In a letter dated April 2018 — two months before meeting with the former U.S. president for the first time at the Singapore summit — Kim said, “I am ready to work with your excellency with all my heart and devotion” to accomplish a feat no one has ever accomplished. On the same day, Trump replied that he was “happy to meet” Kim to “drastically” improve relations between the two nations.
Trump wrote Kim a second letter four months later, in which he expressed gratitude for repatriating 55 remains that were thought to be those of U.S. soldiers killed in the 1950–53 Korean War.
“Thank you for keeping your promise to start the repatriation process of our soldiers,” Trump wrote in the letter dated August 2018. “I look forward to seeing you soon,” he added.
In June 2019, Kim extended birthday wishes to Trump and congratulated him on the one-year anniversary of the “historical moment” in Singapore. “I extend my warmest regards for your excellency’s birthday,” Kim wrote.
However, things started to rot a month later when Kim, in a letter dated August 2019, expressed displeasure about joint military drills.
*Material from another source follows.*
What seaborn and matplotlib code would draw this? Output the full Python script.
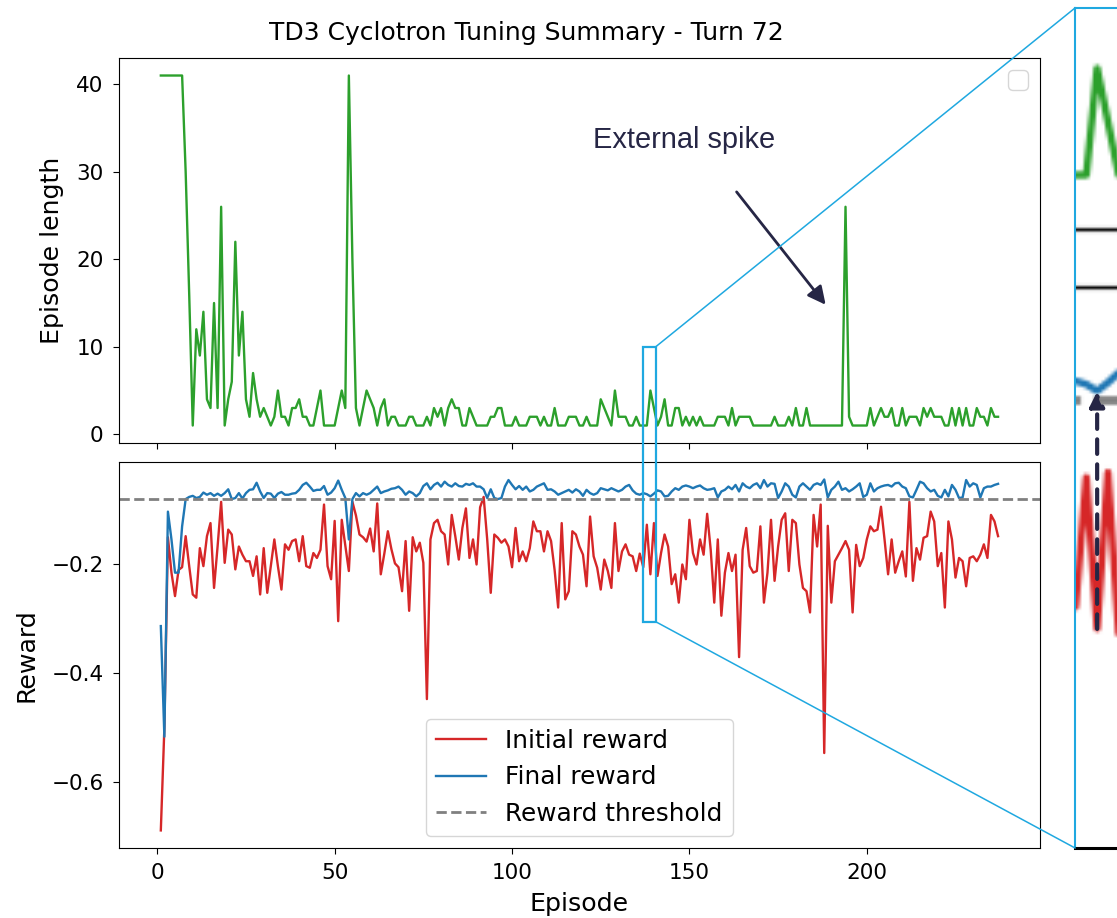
import numpy as np
import pandas as pd
import matplotlib
matplotlib.use("Agg")
import matplotlib.pyplot as plt
import seaborn as sns
from matplotlib.patches import Rectangle
from matplotlib.lines import Line2D
from matplotlib.ticker import MultipleLocator

# ---------------------------------------------------------------- data
episode_length = [
    41, 41, 41, 41, 41, 41, 41, 30, 16, 1,
    12, 9, 14, 4, 3, 15, 3, 26, 1, 4,
    6, 22, 9, 14, 4, 2, 7, 4, 2, 3,
    2, 1, 2, 5, 2, 2, 1, 3, 3, 4,
    2, 2, 1, 1, 3, 5, 1, 1, 1, 1,
    3, 5, 3, 41, 20, 3, 1, 3, 5, 4,
    3, 1, 3, 4, 1, 2, 2, 1, 1, 1,
    2, 2, 1, 1, 1, 2, 1, 3, 2, 3,
    1, 3, 4, 3, 3, 1, 1, 3, 2, 1,
    1, 1, 1, 2, 2, 3, 3, 1, 1, 1,
    2, 1, 1, 1, 2, 2, 2, 1, 2, 1,
    1, 3, 1, 1, 1, 2, 2, 2, 1, 1,
    2, 1, 1, 1, 4, 3, 2, 1, 5, 2,
    2, 2, 1, 1, 2, 1, 1, 1, 5, 3,
    1, 2, 4, 1, 1, 3, 3, 1, 2, 1,
    2, 1, 2, 1, 1, 1, 1, 2, 2, 2,
    1, 3, 1, 2, 2, 2, 2, 1, 1, 1,
    1, 1, 1, 2, 1, 1, 1, 2, 1, 3,
    1, 1, 3, 1, 1, 1, 1, 1, 1, 1,
    1, 1, 1, 26, 2, 1, 1, 1, 1, 1,
    3, 1, 2, 3, 2, 2, 3, 1, 1, 3,
    1, 2, 2, 2, 1, 3, 2, 3, 2, 2,
    2, 1, 1, 3, 1, 3, 1, 3, 1, 1,
    3, 2, 2, 1, 3, 2, 2,
]

initial_reward = [
    -0.688, -0.500, -0.150, -0.215, -0.258, -0.210, -0.205, -0.148, -0.203, -0.255,
    -0.261, -0.170, -0.203, -0.148, -0.124, -0.243, -0.167, -0.085, -0.197, -0.136,
    -0.145, -0.209, -0.167, -0.182, -0.194, -0.194, -0.221, -0.185, -0.255, -0.170,
    -0.252, -0.203, -0.154, -0.203, -0.246, -0.163, -0.173, -0.157, -0.154, -0.194,
    -0.148, -0.203, -0.206, -0.179, -0.188, -0.173, -0.090, -0.203, -0.227, -0.120,
    -0.304, -0.118, -0.165, -0.212, -0.085, -0.110, -0.145, -0.150, -0.158, -0.134,
    -0.176, -0.088, -0.218, -0.180, -0.139, -0.172, -0.198, -0.205, -0.249, -0.157,
    -0.285, -0.150, -0.176, -0.160, -0.197, -0.447, -0.154, -0.124, -0.118, -0.139,
    -0.145, -0.200, -0.109, -0.148, -0.191, -0.133, -0.097, -0.188, -0.154, -0.200,
    -0.095, -0.076, -0.154, -0.252, -0.145, -0.151, -0.160, -0.154, -0.167, -0.205,
    -0.133, -0.194, -0.176, -0.194, -0.170, -0.121, -0.139, -0.139, -0.176, -0.139,
    -0.157, -0.210, -0.279, -0.124, -0.264, -0.249, -0.139, -0.145, -0.167, -0.182,
    -0.240, -0.112, -0.185, -0.206, -0.246, -0.191, -0.212, -0.243, -0.124, -0.212,
    -0.176, -0.163, -0.182, -0.185, -0.212, -0.180, -0.205, -0.127, -0.218, -0.124,
    -0.221, -0.179, -0.145, -0.167, -0.236, -0.218, -0.270, -0.200, -0.227, -0.118,
    -0.179, -0.200, -0.154, -0.182, -0.107, -0.173, -0.270, -0.154, -0.294, -0.215,
    -0.179, -0.212, -0.182, -0.370, -0.173, -0.133, -0.203, -0.215, -0.212, -0.130,
    -0.270, -0.215, -0.118, -0.230, -0.167, -0.118, -0.106, -0.212, -0.118, -0.124,
    -0.200, -0.243, -0.249, -0.288, -0.109, -0.167, -0.090, -0.546, -0.129, -0.270,
    -0.194, -0.182, -0.170, -0.157, -0.173, -0.288, -0.164, -0.203, -0.188, -0.154,
    -0.130, -0.139, -0.136, -0.094, -0.154, -0.218, -0.154, -0.215, -0.194, -0.176,
    -0.222, -0.085, -0.230, -0.170, -0.191, -0.151, -0.148, -0.103, -0.121, -0.203,
    -0.179, -0.279, -0.121, -0.154, -0.224, -0.188, -0.194, -0.240, -0.188, -0.185,
    -0.194, -0.182, -0.163, -0.188, -0.109, -0.121, -0.148,
]

final_reward = [
    -0.313, -0.516, -0.103, -0.154, -0.215, -0.215, -0.130, -0.080, -0.076, -0.074,
    -0.078, -0.076, -0.068, -0.072, -0.069, -0.074, -0.070, -0.074, -0.069, -0.062,
    -0.080, -0.078, -0.069, -0.079, -0.069, -0.063, -0.062, -0.050, -0.066, -0.078,
    -0.069, -0.070, -0.078, -0.070, -0.067, -0.072, -0.072, -0.070, -0.069, -0.063,
    -0.054, -0.050, -0.057, -0.065, -0.063, -0.063, -0.056, -0.072, -0.068, -0.060,
    -0.046, -0.063, -0.078, -0.154, -0.080, -0.069, -0.075, -0.069, -0.072, -0.069,
    -0.063, -0.057, -0.069, -0.066, -0.064, -0.061, -0.060, -0.057, -0.063, -0.072,
    -0.066, -0.069, -0.075, -0.069, -0.056, -0.051, -0.062, -0.054, -0.050, -0.057,
    -0.048, -0.054, -0.057, -0.051, -0.056, -0.057, -0.052, -0.054, -0.051, -0.057,
    -0.057, -0.062, -0.078, -0.062, -0.078, -0.080, -0.078, -0.057, -0.045, -0.054,
    -0.062, -0.056, -0.063, -0.057, -0.066, -0.063, -0.057, -0.054, -0.051, -0.063,
    -0.062, -0.066, -0.072, -0.069, -0.066, -0.063, -0.068, -0.062, -0.066, -0.074,
    -0.063, -0.069, -0.072, -0.069, -0.060, -0.062, -0.064, -0.060, -0.063, -0.066,
    -0.063, -0.057, -0.054, -0.064, -0.070, -0.072, -0.069, -0.071, -0.075, -0.070,
    -0.064, -0.066, -0.075, -0.074, -0.066, -0.060, -0.063, -0.057, -0.055, -0.057,
    -0.060, -0.057, -0.055, -0.060, -0.063, -0.062, -0.060, -0.077, -0.066, -0.063,
    -0.057, -0.062, -0.054, -0.066, -0.051, -0.057, -0.060, -0.054, -0.051, -0.060,
    -0.045, -0.057, -0.051, -0.052, -0.078, -0.066, -0.051, -0.057, -0.072, -0.077,
    -0.057, -0.051, -0.057, -0.063, -0.054, -0.051, -0.054, -0.044, -0.077, -0.063,
    -0.057, -0.048, -0.063, -0.060, -0.066, -0.062, -0.057, -0.051, -0.076, -0.072,
    -0.051, -0.066, -0.060, -0.057, -0.055, -0.054, -0.057, -0.051, -0.050, -0.057,
    -0.060, -0.075, -0.077, -0.063, -0.048, -0.051, -0.060, -0.066, -0.063, -0.074,
    -0.077, -0.063, -0.075, -0.054, -0.063, -0.078, -0.077, -0.045, -0.057, -0.051,
    -0.054, -0.077, -0.060, -0.057, -0.057, -0.054, -0.052,
]

reward_threshold = -0.08
episodes = np.arange(1, len(episode_length) + 1)

df = pd.DataFrame({
    "Episode": episodes,
    "Episode length": episode_length,
    "Initial reward": initial_reward,
    "Final reward": final_reward,
})

# ---------------------------------------------------------------- style
plt.rcParams.update({
    "font.size": 18,
    "axes.labelsize": 18.2,
    "axes.labelpad": 9,
    "xtick.labelsize": 15.5,
    "ytick.labelsize": 15.5,
    "xtick.major.pad": 7,
    "ytick.major.pad": 7,
    "xtick.major.size": 4.1,
    "ytick.major.size": 4.1,
    "legend.fontsize": 17.8,
})

NAVY = "#262645"
CYAN = "#1fa8e0"
W, H, DPI = 1117, 918, 100

fig = plt.figure(figsize=(W / DPI, H / DPI), dpi=DPI)
ax1 = fig.add_axes([0.1065, 0.5174, 0.8245, 0.4194])
ax2 = fig.add_axes([0.1065, 0.0763, 0.8245, 0.4205], sharex=ax1)

# ---------------------------------------------------------------- episode length
sns.lineplot(data=df, x="Episode", y="Episode length", ax=ax1,
             color="tab:green", lw=1.7, estimator=None)
ax1.set_xlabel("")
ax1.tick_params(labelbottom=False)
ax1.yaxis.set_major_locator(MultipleLocator(10))
ax1.legend(handles=[], loc="upper right")

ax1.text(148.4, 33.6, "External spike", ha="center", va="center",
         fontsize=20.9, family="Liberation Sans", color=NAVY)
ax1.annotate("", xy=(188.4, 14.8), xytext=(163.3, 27.7),
             arrowprops=dict(arrowstyle="-|>", color=NAVY, lw=2,
                             mutation_scale=27, shrinkA=0, shrinkB=0))

# ---------------------------------------------------------------- rewards
sns.lineplot(data=df, x="Episode", y="Initial reward", ax=ax2,
             color="tab:red", lw=1.7, estimator=None, label="Initial reward")
sns.lineplot(data=df, x="Episode", y="Final reward", ax=ax2,
             color="tab:blue", lw=1.7, estimator=None, label="Final reward")
ax2.axhline(reward_threshold, color="gray", ls="--", lw=2,
            label="Reward threshold")
ax2.yaxis.set_major_locator(MultipleLocator(0.2))
ax2.set_ylabel("Reward")
ax2.set_xlabel("Episode", labelpad=6)
ax2.legend(loc="lower center")

fig.suptitle("TD3 Cyclotron Tuning Summary - Turn 72",
             x=0.471, y=0.964, va="center", fontsize=18)

# ---------------------------------------------------------------- magnified view
fig.canvas.draw()
frame = np.asarray(fig.canvas.buffer_rgba())[..., :3].copy()


def to_display(ax, x, y):
    return ax.transData.transform((x, y))


# outlined window (episode range, top in length units, bottom in reward units)
box_x0, box_top = to_display(ax1, 136.95, 10.0)
box_x1, _ = to_display(ax1, 140.5, 10.0)
_, box_bot = to_display(ax2, 136.95, -0.305)

# region shown inside the magnifier
_, view_top = to_display(ax1, 136.95, 7.3)
_, view_bot = to_display(ax2, 136.95, -0.35)

in_left = 1075 / W
in_bottom = 0.0763
in_top = 0.9913
in_h_px = (in_top - in_bottom) * H
scale = in_h_px / (view_top - view_bot)
in_w_px = (W - 1075) + 8
view_x0 = box_x0
view_x1 = box_x0 + in_w_px / scale

r0 = int(round(H - view_top))
r1 = int(round(H - view_bot))
c0 = int(np.floor(view_x0))
c1 = int(np.ceil(view_x1)) + 1
crop = frame[r0:r1, c0:c1]

ax_in = fig.add_axes([in_left, in_bottom, in_w_px / W, in_top - in_bottom])
ax_in.imshow(crop, extent=(c0, c1, H - r1, H - r0),
             interpolation="bilinear", aspect="auto")
ax_in.set_xlim(view_x0, view_x1)
ax_in.set_ylim(view_bot, view_top)
ax_in.set_xticks([])
ax_in.set_yticks([])
for side in ("left", "top"):
    ax_in.spines[side].set_color(CYAN)
    ax_in.spines[side].set_linewidth(1.5)
ax_in.spines["right"].set_visible(False)
ax_in.spines["bottom"].set_color("black")
ax_in.spines["bottom"].set_linewidth(2.2)

# improvement arrow for one episode: initial -> final reward
mark_ep = 139
tail = to_display(ax2, mark_ep, initial_reward[mark_ep - 1])
tip = to_display(ax2, mark_ep, final_reward[mark_ep - 1])
ax_in.annotate("", xy=tip, xytext=tail,
               arrowprops=dict(arrowstyle="-|>", color=NAVY, lw=3,
                               ls=(0, (3.5, 2.5)), mutation_scale=22,
                               shrinkA=0, shrinkB=0))

# outline and connector lines
fig.add_artist(Rectangle((box_x0 / W, box_bot / H),
                         (box_x1 - box_x0) / W, (box_top - box_bot) / H,
                         transform=fig.transFigure, fill=False,
                         ec=CYAN, lw=1.6))
fig.add_artist(Line2D([box_x1 / W, in_left], [box_top / H, in_top],
                      transform=fig.transFigure, color=CYAN, lw=1.1))
fig.add_artist(Line2D([box_x1 / W, in_left], [box_bot / H, in_bottom],
                      transform=fig.transFigure, color=CYAN, lw=1.1))

fig.savefig("out.png", dpi=DPI)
He said he was “offended” by the “paranoid” war exercises between the U.S. and South Korean military.
“As of now, it is very difficult for me and my people to understand the decision and behavior of you and South Korean authorities,” he said.
This development came a month after Trump reportedly admitted taking Kim's letters and other “tremendous stuff” along with him when he left the White House at the end of his term.
“Most of it is in the archives, but the Kim Jong Un letters … we have incredible things,” Trump told The Atlantic.